§ Task to carry out: Check each line of the data for "picture" and select those that have it.

(Records with drawing code)

<<<<

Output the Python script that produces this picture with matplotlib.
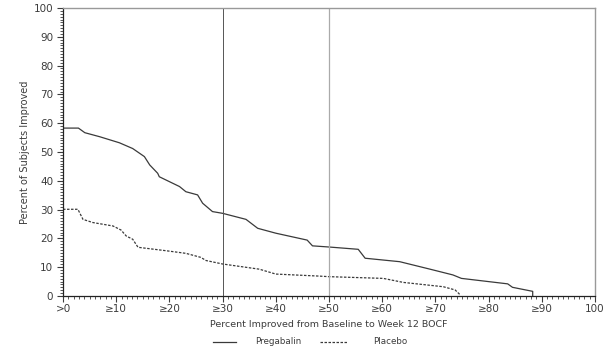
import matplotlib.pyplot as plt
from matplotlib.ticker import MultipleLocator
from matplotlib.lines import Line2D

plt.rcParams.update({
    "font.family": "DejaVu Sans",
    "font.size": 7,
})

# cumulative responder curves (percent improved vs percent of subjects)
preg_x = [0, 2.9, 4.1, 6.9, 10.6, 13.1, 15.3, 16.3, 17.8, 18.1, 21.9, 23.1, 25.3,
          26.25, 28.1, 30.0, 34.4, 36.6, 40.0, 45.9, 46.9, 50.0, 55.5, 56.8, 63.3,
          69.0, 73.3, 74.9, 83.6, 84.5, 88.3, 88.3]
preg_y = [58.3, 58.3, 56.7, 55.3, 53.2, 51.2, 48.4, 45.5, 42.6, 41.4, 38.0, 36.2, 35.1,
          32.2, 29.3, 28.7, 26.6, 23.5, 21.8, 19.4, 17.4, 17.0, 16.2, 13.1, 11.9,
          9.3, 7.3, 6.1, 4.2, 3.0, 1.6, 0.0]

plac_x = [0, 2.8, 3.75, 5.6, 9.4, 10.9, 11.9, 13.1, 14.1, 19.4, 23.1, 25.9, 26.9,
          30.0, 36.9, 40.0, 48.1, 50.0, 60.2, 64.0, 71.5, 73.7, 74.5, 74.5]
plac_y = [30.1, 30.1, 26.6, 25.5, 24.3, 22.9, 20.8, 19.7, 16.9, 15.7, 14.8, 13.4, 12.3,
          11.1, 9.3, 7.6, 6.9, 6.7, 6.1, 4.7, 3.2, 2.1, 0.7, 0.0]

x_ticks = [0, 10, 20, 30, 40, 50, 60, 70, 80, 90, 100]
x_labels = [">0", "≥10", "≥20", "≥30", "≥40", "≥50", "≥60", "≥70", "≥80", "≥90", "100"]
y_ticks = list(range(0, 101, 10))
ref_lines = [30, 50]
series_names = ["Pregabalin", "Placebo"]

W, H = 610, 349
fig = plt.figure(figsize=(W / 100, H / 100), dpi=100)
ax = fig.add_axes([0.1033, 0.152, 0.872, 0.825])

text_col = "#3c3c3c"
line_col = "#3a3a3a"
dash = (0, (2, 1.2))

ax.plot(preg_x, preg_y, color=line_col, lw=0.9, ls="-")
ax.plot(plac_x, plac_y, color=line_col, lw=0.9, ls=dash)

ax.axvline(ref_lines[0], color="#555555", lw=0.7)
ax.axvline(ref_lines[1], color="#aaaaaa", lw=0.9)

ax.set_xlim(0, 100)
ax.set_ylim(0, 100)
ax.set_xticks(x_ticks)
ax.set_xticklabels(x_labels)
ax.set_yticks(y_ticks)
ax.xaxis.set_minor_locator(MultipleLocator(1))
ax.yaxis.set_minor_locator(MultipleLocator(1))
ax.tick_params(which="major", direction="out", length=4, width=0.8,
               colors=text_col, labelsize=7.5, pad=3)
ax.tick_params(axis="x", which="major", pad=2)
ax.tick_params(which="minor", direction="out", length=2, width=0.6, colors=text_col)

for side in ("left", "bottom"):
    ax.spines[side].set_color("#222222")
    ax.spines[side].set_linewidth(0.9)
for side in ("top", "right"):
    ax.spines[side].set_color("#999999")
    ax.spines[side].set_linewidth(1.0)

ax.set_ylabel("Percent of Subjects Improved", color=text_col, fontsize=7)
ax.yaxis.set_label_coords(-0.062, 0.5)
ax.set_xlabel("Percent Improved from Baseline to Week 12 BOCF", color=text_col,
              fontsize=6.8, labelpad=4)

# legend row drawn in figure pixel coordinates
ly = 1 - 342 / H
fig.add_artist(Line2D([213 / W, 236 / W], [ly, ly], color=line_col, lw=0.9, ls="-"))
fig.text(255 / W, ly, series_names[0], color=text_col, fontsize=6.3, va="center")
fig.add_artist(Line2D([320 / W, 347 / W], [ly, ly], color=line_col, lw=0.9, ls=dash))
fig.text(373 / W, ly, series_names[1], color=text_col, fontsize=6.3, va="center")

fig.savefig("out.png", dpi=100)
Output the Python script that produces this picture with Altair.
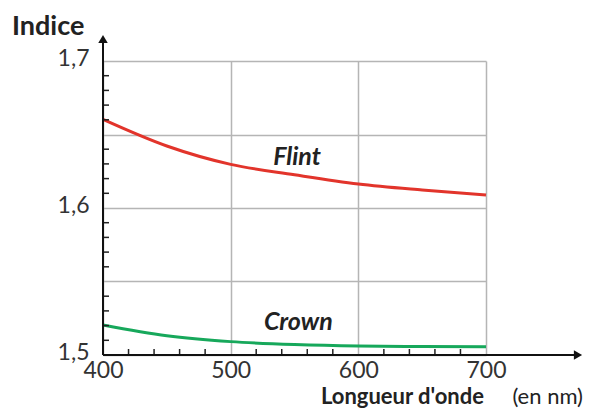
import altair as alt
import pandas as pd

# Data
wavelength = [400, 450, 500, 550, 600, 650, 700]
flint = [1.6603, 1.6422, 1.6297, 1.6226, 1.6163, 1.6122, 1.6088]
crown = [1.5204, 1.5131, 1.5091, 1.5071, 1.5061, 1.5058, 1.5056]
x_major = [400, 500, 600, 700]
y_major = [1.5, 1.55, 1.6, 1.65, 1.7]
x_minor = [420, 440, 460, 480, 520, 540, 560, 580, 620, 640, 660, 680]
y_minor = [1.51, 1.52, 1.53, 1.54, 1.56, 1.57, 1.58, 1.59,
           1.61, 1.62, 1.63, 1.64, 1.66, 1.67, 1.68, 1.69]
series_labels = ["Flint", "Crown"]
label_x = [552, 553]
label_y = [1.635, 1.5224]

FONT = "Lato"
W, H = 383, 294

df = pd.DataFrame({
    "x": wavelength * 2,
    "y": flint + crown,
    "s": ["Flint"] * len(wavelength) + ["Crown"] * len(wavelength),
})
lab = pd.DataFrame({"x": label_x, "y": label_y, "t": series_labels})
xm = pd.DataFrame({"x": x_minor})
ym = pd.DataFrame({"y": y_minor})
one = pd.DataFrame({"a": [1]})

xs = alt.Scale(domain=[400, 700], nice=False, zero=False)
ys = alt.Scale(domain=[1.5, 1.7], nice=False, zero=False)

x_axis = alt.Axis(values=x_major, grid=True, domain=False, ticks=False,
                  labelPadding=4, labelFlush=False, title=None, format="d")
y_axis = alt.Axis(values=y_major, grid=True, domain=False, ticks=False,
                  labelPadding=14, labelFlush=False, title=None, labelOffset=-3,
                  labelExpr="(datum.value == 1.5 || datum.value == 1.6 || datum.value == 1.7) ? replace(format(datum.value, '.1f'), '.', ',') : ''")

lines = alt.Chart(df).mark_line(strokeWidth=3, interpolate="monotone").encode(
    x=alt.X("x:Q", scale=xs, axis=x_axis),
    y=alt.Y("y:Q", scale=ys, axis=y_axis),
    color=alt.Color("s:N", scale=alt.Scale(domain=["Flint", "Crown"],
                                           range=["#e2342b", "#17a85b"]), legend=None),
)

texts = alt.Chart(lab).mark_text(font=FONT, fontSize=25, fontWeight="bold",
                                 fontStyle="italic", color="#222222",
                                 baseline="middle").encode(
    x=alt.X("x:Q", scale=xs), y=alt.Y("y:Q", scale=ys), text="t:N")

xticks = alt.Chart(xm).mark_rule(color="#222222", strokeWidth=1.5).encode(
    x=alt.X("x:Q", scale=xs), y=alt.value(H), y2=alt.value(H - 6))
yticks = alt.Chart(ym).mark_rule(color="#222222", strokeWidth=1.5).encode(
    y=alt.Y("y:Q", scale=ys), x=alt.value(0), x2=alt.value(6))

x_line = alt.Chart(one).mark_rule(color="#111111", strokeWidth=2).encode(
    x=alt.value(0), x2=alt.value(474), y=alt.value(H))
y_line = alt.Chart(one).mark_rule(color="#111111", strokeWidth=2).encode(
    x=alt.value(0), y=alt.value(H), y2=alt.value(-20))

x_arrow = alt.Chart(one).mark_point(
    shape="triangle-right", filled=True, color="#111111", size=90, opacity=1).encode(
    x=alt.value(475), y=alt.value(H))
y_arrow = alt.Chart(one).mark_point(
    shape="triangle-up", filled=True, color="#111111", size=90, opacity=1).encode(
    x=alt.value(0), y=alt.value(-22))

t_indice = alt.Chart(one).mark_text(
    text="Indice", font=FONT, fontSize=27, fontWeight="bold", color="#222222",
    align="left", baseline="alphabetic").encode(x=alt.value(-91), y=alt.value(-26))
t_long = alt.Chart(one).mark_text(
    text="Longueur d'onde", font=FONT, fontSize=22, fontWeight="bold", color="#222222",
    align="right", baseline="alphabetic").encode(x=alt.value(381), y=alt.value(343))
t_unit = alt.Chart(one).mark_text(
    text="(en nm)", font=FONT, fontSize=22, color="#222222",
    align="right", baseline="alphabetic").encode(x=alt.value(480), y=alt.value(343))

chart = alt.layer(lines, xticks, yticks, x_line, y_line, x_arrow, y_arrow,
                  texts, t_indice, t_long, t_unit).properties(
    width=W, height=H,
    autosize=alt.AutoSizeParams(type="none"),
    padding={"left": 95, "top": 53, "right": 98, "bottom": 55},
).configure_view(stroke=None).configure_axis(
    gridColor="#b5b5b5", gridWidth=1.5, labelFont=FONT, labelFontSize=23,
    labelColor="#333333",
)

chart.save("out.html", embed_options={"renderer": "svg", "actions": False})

>>>>

§ Result of the exercise:
Output the Python script that produces this picture with matplotlib.
Output the Python script that produces this picture with Altair.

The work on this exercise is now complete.